More than 2,000 species of marine life live there. Any spill that occurs would move counter-clockwise through the currents circulating damage to the entire Gulf, the world’s largest estuary, affecting tourism, farming and 20,000 jobs in the fishing industry.
“The decision to allow Corridor Resources to proceed with seismic blasting in the Gulf is exceedingly risky,” said Green Leader Elizabeth May. “There is so much concern over these exploratory activities – from scientists, community members, provinces, municipalities. It is a real failure of our environmental assessment process and shows the unfortunate effect of weakening federal environmental laws in Canada.”
Despite nearly 40 years of scientists calling for a moratorium in the Gulf of St. Lawrence, CNLOPB approved a four day seismic survey by Corridor Resources Inc. maintaining that there will be no significant adverse environmental effects. Five Canadian provinces bound the Gulf: Quebec, New Brunswick, Prince Edward Island, Nova Scotia, and Newfoundland and Labrador.
“We have seen that this government is concerned about beluga whale protection with the announcement of the Tarium Niryutait marine protected area, and now concerned citizens on the east coast are saying, don’t forget about the belugas in the Gulf of St. Lawrence, they are at even greater risk than those in the Arctic,” said May.
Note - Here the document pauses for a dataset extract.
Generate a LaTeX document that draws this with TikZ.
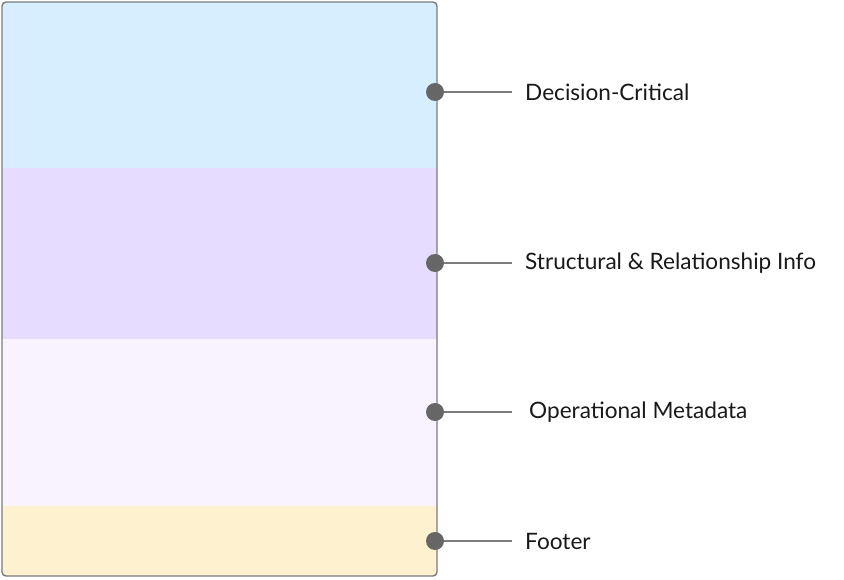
\documentclass[tikz,border=0pt]{standalone}
\usepackage{fontspec}
\setmainfont{Lato}
\definecolor{bandblue}{HTML}{D6EEFF}
\definecolor{bandpurple}{HTML}{E5DCFF}
\definecolor{bandlav}{HTML}{F9F3FF}
\definecolor{bandyellow}{HTML}{FDF1CF}
\definecolor{edgegray}{HTML}{7A7A80}
\definecolor{dotgray}{HTML}{666666}
\tikzset{
  band/.style={draw=none},
  pin/.style={circle, fill=dotgray, inner sep=0pt, minimum size=18pt},
  lead/.style={draw=dotgray!85, line width=1.3pt},
  lbl/.style={anchor=west, inner sep=0pt, font=\fontsize{22.6}{26}\selectfont, text=black!90}
}
\begin{document}
\begin{tikzpicture}[x=1pt,y=-1pt]
\useasboundingbox (0,0) rectangle (844,580);
\begin{scope}
\clip[rounded corners=4pt] (2,2) rectangle (437,576);
\fill[bandblue] (2,2) rectangle (437,168);
\fill[bandpurple] (2,168) rectangle (438,339);
\fill[bandlav] (2,339) rectangle (437,506);
\fill[bandyellow] (2,506) rectangle (437,576);
\end{scope}
\draw[edgegray, line width=1.4pt, rounded corners=4pt] (2,2) rectangle (437,576);
\node[pin] (p1) at (435,92) {};
\node[pin] (p2) at (435,263) {};
\node[pin] (p3) at (435,412) {};
\node[pin] (p4) at (435,541) {};
\coordinate (e1) at (512,92);
\coordinate (e2) at (512,263);
\coordinate (e3) at (512,412);
\coordinate (e4) at (512,541);
\draw[lead] (p1.east) -- (e1);
\draw[lead] (p2.east) -- (e2);
\draw[lead] (p3.east) -- (e3);
\draw[lead] (p4.east) -- (e4);
\node[lbl] (l1) at (525,92) {Decision-Critical};
\node[lbl] (l2) at (525,263) {Structural \& Relationship Info};
\node[lbl] (l3) at (529,412) {Operational Metadata};
\node[lbl] (l4) at (525,541) {Footer};
\end{tikzpicture}
\end{document}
The Green Party of Canada is calling on Prime Minister Harper to place a moratorium on the drilling. The Save Our Seas and Shores Coalition, a collaboration of fishing, tourism and environmental groups, has joined the request and are now asking that the CNLOPB decision be reversed.
“Seismic blasting is known to irreparably damage whales’ ability to migrate, communicate and survive. If the Prime Minister is sincere in protecting endangered whales, he will call for an immediate and permanent moratorium on seismic blasting in the Gulf of St. Lawrence,” said Mary Gorman of The Save our Seas and Shores Coalition.
The oil exploration lease issued to Corridor Resources is expected to begin seismic blasting in the fall of 2011 with drilling by 2012 in one of marine life’s most productive areas.
More than 40 organizations as well as individuals have joined their voices asking for a moratorium on blasting for oil and gas in the Gulf of St. Lawrence.